Every time you catch yourself picking up one of those worries again, and you will, because we all do, go back to that list and say it again. "Lord, this one is Yours. I already gave it to You and I am not taking it back." Repeat this as many times as you need to. There is no limit on how many times you can cast the same care upon God. He will catch it every single time.

And then, watch. Watch for the ways God begins to move. It may not look like what you expected. His answers rarely do. But He will show up. He always does. Because He cares for you. Not because you earned it. Not because you deserve it. But simply because you are His.

Reflection Questions

  1. What am I carrying right now that God never asked me to carry? What is stopping me from releasing it to Him today?
  2. Do I truly believe that God cares about the specific details of my life, or do I secretly feel like my problems are too small for His attention? Where did that belief come from?
  3. When was the last time I experienced real peace in the middle of a difficult situation? What was different about that moment, and how can I return to that place of trust?
  4. Am I more comfortable being in control than being in surrender? What does that reveal about my relationship with God?
  5. Is there a worry that I have given to God in prayer but then taken back into my own hands? What would it look like to truly leave it with Him and not pick it up again?

Prayer

Father, I come to You today tired. I am tired of worrying. I am tired of lying awake at night running through problems that I cannot solve. I am tired of pretending that I have it all together when inside I am falling apart. I do not want to carry this weight anymore, Lord. I was never meant to, and I am finally ready to let it go.

So right now, in this moment, I cast every care upon You. The things I can name and the things I cannot even put into words. The fears that make sense and the ones that do not. The burdens that have been sitting on my shoulders for years and the new ones that showed up just this morning. I throw them all at Your feet, Lord. Every last one.

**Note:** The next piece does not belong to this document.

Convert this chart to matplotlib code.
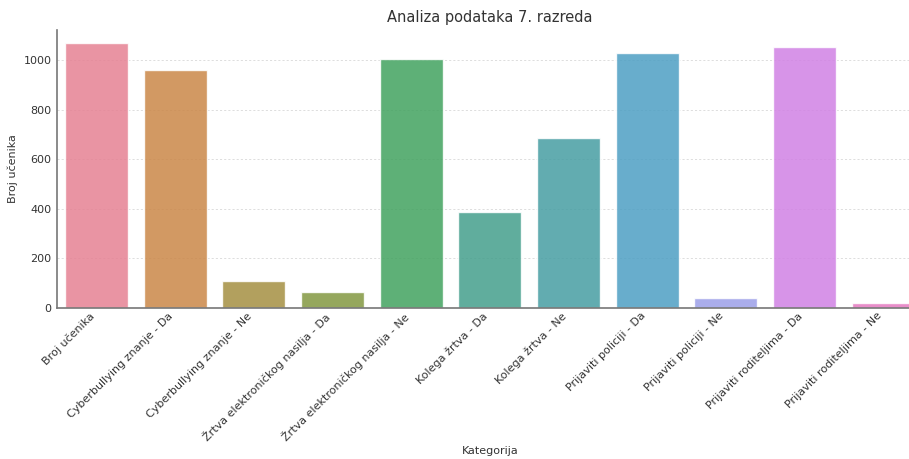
import matplotlib
matplotlib.use("Agg")
import matplotlib.pyplot as plt
import seaborn as sns

categories = [
    "Broj učenika",
    "Cyberbullying znanje - Da",
    "Cyberbullying znanje - Ne",
    "Žrtva elektroničkog nasilja - Da",
    "Žrtva elektroničkog nasilja - Ne",
    "Kolega žrtva - Da",
    "Kolega žrtva - Ne",
    "Prijaviti policiji - Da",
    "Prijaviti policiji - Ne",
    "Prijaviti roditeljima - Da",
    "Prijaviti roditeljima - Ne",
]
counts = [1070, 962, 110, 65, 1004, 386, 685, 1030, 41, 1054, 19]

sns.set_style("white")
fig = plt.figure(figsize=(9.09, 4.59), dpi=100)
ax = fig.add_axes([0.063, 0.329, 0.952, 0.606])

sns.barplot(x=categories, y=counts, hue=categories, palette="husl", legend=False,
            saturation=0.75, alpha=0.85, ax=ax)

ax.set_title("Analiza podataka 7. razreda", fontsize=10.5, color="#333333")
ax.set_xlabel("Kategorija", fontsize=8, color="#333333", labelpad=2)
ax.set_ylabel("Broj učenika", fontsize=8, color="#333333")
ax.set_yticks([0, 200, 400, 600, 800, 1000])
ax.tick_params(axis="both", labelsize=8, labelcolor="#333333", length=3, color="#333333")
ax.tick_params(axis="x", direction="in", pad=2)
ax.tick_params(axis="y", pad=1)
plt.setp(ax.get_xticklabels(), rotation=45, ha="right")
ax.yaxis.grid(True, linestyle=(0, (3, 3)), linewidth=0.5, color="#d0d0d0")
ax.set_axisbelow(True)
for side in ("top", "right"):
    ax.spines[side].set_visible(False)
for side in ("left", "bottom"):
    ax.spines[side].set_color("#777777")
    ax.spines[side].set_linewidth(1.2)

fig.savefig("out.png", dpi=100)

I believe that You care for me. Not because of anything I have done, but because of who You are. You are a good Father. You are a faithful God. You see me. You know me. You love me in ways I will never fully understand this side of heaven. And I trust You with my life, even the parts that scare me.

Help me, Lord, when the worry tries to creep back in. Remind me that I already gave it to You. Strengthen my faith when doubt whispers that You are not paying attention. Fill me with Your peace, the kind that passes all understanding, the kind that guards my heart and my mind in Christ Jesus.

I do not need to know how You are going to work this out. I just need to know that You will. And I do know that, Lord. Deep in my spirit, I know it. So I rest in You today. I lean into Your arms. And I thank You that I do not have to carry any of this alone.

In the mighty and merciful name of Jesus Christ, I pray. Amen.